# Task goal
Print the listing in its entirety and exactly, leaving out images.
— Start Given data —
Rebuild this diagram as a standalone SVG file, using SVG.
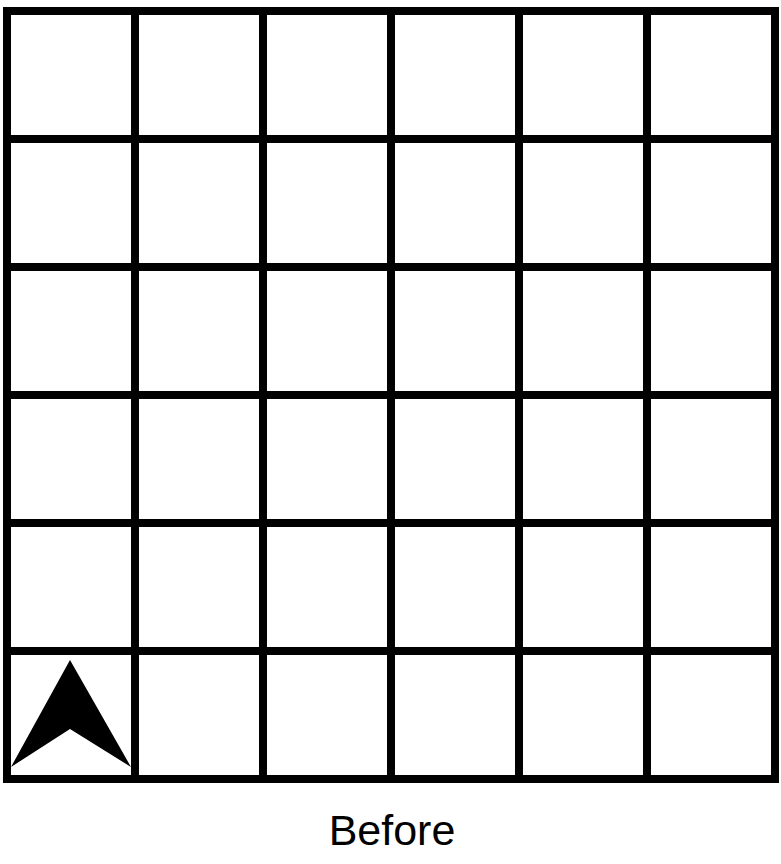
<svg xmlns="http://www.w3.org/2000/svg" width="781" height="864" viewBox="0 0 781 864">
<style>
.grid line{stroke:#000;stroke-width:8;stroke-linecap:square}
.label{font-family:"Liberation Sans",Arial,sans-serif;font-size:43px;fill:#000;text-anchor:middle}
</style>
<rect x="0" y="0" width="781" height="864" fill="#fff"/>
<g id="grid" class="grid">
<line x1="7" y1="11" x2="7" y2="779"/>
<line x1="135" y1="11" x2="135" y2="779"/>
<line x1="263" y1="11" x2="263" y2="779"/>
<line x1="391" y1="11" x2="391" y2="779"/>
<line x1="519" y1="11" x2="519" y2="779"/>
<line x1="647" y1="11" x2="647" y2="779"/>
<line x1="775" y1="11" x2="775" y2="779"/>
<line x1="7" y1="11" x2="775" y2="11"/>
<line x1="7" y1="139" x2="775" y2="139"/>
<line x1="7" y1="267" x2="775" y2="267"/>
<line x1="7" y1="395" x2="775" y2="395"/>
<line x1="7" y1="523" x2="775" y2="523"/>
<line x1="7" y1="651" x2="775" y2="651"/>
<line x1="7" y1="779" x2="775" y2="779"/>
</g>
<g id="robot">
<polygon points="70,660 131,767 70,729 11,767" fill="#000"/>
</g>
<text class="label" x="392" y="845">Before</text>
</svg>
— End Given data —
# Written answer
Rebuild this diagram as a standalone SVG file, using SVG.
<svg xmlns="http://www.w3.org/2000/svg" width="781" height="864" viewBox="0 0 781 864">
<style>
.grid line{stroke:#000;stroke-width:8;stroke-linecap:square}
.label{font-family:"Liberation Sans",Arial,sans-serif;font-size:43px;fill:#000;text-anchor:middle}
</style>
<rect x="0" y="0" width="781" height="864" fill="#fff"/>
<g id="grid" class="grid">
<line x1="7" y1="11" x2="7" y2="779"/>
<line x1="135" y1="11" x2="135" y2="779"/>
<line x1="263" y1="11" x2="263" y2="779"/>
<line x1="391" y1="11" x2="391" y2="779"/>
<line x1="519" y1="11" x2="519" y2="779"/>
<line x1="647" y1="11" x2="647" y2="779"/>
<line x1="775" y1="11" x2="775" y2="779"/>
<line x1="7" y1="11" x2="775" y2="11"/>
<line x1="7" y1="139" x2="775" y2="139"/>
<line x1="7" y1="267" x2="775" y2="267"/>
<line x1="7" y1="395" x2="775" y2="395"/>
<line x1="7" y1="523" x2="775" y2="523"/>
<line x1="7" y1="651" x2="775" y2="651"/>
<line x1="7" y1="779" x2="775" y2="779"/>
</g>
<g id="robot">
<polygon points="70,660 131,767 70,729 11,767" fill="#000"/>
</g>
<text class="label" x="392" y="845">Before</text>
</svg>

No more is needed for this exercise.